Most of the gph ratings are with an empty canister (no media) and no head pressure.


----------



## Demasoni1 (Apr 9, 2014)

Yeah I know that, but the 350 is only rated to 100 gal. And I have heard good things about the Rena.


----------



## smitty814 (Sep 27, 2012)

From what I'm reading the Rena XP-L is a rebranded XP3. If you go to a site with reviews such as amazon you can read a lot of broken when shipped and set up but leaking reviews. I'm not trying to say what you should do but.... I have heard that the old Rena XP's were okay.


----------



## Demasoni1 (Apr 9, 2014)

smitty814 said:


> From what I'm reading the Rena XP-L is a rebranded XP3. If you go to a site with reviews such as amazon you can read a lot of broken when shipped and set up but leaking reviews. I'm not trying to say what you should do but.... I have heard that the old Rena XP's were okay.

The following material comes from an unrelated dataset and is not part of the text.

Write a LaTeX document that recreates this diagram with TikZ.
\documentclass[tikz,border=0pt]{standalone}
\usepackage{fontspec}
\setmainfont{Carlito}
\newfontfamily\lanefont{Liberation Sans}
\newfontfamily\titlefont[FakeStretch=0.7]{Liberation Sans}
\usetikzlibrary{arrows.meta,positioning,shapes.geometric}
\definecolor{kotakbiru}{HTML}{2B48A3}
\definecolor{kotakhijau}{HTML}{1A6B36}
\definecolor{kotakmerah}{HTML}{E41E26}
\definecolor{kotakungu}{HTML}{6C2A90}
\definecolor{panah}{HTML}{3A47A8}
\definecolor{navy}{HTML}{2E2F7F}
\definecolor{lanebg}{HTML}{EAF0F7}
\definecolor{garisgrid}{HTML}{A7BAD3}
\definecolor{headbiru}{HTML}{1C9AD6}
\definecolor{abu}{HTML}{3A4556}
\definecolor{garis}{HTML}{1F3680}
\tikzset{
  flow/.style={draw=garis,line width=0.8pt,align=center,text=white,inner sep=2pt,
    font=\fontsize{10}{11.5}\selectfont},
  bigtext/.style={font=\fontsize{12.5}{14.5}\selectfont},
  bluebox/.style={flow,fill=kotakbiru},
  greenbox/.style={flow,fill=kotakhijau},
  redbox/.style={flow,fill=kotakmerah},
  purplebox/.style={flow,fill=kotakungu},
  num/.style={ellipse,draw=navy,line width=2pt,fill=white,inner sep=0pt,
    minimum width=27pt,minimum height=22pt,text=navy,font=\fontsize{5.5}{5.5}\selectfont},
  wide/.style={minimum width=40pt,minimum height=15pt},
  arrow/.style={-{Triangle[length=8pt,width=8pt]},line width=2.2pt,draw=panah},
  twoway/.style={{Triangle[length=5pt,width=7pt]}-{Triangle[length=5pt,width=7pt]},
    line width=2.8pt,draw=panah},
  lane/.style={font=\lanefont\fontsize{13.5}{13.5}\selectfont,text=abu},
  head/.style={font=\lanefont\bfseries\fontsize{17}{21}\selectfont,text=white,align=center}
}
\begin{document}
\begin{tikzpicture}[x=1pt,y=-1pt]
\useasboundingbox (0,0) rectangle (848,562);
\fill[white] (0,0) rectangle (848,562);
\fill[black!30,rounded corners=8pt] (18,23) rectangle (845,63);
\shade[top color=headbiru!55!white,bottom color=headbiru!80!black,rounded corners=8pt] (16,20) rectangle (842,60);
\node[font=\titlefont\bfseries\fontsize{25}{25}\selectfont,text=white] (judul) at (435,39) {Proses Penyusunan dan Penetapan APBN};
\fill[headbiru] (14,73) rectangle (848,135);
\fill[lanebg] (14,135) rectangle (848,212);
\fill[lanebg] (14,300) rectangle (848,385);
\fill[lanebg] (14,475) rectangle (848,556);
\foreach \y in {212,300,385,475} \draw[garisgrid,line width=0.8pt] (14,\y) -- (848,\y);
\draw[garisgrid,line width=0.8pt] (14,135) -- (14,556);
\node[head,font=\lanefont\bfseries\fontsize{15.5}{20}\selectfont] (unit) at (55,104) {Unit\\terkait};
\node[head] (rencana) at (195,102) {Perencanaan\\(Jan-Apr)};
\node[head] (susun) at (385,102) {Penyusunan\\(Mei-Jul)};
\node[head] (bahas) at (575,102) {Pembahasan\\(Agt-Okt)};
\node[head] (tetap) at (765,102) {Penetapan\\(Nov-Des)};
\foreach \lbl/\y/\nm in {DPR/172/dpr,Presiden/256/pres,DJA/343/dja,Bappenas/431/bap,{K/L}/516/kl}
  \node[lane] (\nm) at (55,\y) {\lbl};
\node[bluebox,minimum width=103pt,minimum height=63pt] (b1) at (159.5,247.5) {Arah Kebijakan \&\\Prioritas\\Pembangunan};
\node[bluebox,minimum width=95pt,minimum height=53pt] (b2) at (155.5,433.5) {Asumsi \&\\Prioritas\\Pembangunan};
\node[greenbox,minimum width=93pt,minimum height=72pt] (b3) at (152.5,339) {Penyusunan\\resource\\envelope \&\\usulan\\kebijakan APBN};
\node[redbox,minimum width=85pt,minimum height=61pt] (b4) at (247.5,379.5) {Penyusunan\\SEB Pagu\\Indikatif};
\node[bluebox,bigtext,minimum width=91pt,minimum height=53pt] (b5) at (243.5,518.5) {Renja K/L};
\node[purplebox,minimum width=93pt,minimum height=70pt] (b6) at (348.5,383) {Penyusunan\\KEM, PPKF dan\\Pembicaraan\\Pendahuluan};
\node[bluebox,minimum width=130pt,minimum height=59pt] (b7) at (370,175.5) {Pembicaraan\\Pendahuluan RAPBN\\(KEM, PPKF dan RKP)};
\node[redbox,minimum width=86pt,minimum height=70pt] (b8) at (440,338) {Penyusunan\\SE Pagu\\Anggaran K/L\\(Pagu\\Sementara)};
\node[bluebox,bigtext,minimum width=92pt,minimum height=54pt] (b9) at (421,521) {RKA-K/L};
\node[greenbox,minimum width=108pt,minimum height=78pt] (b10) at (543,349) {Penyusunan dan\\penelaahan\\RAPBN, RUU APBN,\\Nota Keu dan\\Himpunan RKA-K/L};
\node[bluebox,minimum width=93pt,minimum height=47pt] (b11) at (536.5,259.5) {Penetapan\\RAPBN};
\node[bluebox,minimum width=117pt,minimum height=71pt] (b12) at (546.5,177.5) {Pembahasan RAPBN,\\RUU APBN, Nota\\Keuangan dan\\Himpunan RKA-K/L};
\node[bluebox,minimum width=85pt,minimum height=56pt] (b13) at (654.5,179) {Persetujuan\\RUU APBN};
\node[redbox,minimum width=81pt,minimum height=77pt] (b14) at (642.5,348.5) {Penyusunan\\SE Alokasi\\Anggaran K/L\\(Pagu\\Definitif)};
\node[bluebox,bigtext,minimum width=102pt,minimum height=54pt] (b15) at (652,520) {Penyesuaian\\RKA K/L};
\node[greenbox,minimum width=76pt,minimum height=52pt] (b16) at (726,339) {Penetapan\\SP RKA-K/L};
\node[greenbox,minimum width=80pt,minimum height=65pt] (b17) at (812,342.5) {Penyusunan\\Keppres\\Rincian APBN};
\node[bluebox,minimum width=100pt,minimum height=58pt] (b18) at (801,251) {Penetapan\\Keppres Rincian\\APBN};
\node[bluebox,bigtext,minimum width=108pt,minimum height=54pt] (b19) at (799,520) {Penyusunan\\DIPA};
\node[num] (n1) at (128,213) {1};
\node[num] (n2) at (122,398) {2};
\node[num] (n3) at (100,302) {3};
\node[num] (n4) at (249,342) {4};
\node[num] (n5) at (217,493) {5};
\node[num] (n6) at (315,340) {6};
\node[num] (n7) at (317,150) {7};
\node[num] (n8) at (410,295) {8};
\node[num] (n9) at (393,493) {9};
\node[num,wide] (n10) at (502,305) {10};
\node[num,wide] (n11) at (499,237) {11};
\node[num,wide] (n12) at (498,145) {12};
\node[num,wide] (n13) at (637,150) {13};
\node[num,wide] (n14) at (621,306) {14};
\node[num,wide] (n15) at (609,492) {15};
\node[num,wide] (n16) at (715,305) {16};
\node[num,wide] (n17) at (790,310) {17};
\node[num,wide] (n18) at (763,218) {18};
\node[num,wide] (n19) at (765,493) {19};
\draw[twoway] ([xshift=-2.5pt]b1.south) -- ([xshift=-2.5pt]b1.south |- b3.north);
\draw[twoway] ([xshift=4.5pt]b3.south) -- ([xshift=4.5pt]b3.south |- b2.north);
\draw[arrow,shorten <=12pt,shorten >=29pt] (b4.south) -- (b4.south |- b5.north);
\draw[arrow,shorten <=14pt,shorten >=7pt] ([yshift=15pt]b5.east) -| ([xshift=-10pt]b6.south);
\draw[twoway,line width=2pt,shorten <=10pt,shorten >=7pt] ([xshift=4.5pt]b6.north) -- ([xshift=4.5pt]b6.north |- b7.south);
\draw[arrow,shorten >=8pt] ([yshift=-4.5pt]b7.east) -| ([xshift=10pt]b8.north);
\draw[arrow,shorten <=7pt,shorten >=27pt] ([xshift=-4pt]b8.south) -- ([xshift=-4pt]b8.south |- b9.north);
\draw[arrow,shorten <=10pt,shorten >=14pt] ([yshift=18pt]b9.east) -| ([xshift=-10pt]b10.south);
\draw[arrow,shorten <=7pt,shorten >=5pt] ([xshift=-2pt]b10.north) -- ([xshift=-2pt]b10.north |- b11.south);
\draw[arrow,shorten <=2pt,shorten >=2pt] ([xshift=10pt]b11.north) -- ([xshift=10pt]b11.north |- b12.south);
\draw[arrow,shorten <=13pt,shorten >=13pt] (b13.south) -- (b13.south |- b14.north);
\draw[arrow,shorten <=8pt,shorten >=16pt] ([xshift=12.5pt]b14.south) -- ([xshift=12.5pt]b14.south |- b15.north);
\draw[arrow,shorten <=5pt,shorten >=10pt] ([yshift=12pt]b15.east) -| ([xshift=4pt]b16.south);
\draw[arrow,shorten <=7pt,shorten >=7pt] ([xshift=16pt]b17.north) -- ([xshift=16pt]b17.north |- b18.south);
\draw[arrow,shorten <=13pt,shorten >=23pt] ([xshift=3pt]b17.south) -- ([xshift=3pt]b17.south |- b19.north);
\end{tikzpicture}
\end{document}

I have been looking, and I guess no canister is perfect so leaking could happen with any of them. I am not set on a xp3 just looking to get some opinions about my adding another filter. What are some of the canisters you would suggest?


----------



## sumthinfishy (Jan 26, 2013)

love my renas. use xp3 and xp4s on my tanks. the reason there is leaking issues for some is because the owner puts them together wrong. if quick shut off handle is not COMPLETELY up then the quick shut off housing does not seat properly. if not seated properly then internal cracks csn occur when shut off handle put back into flow position. this is a common error especially among first time users of this filter. i did it myself with my first rena. i've never had an issue since with any other. imo u cannot beat the flow and performance of the renas. although leaking complaints are common, i truly believe 98% of these issues are user error, not product itself


----------



## Demasoni1 (Apr 9, 2014)

Thanks, I found a few I think I am going to buy. They are even cheaper than the sun suns.


----------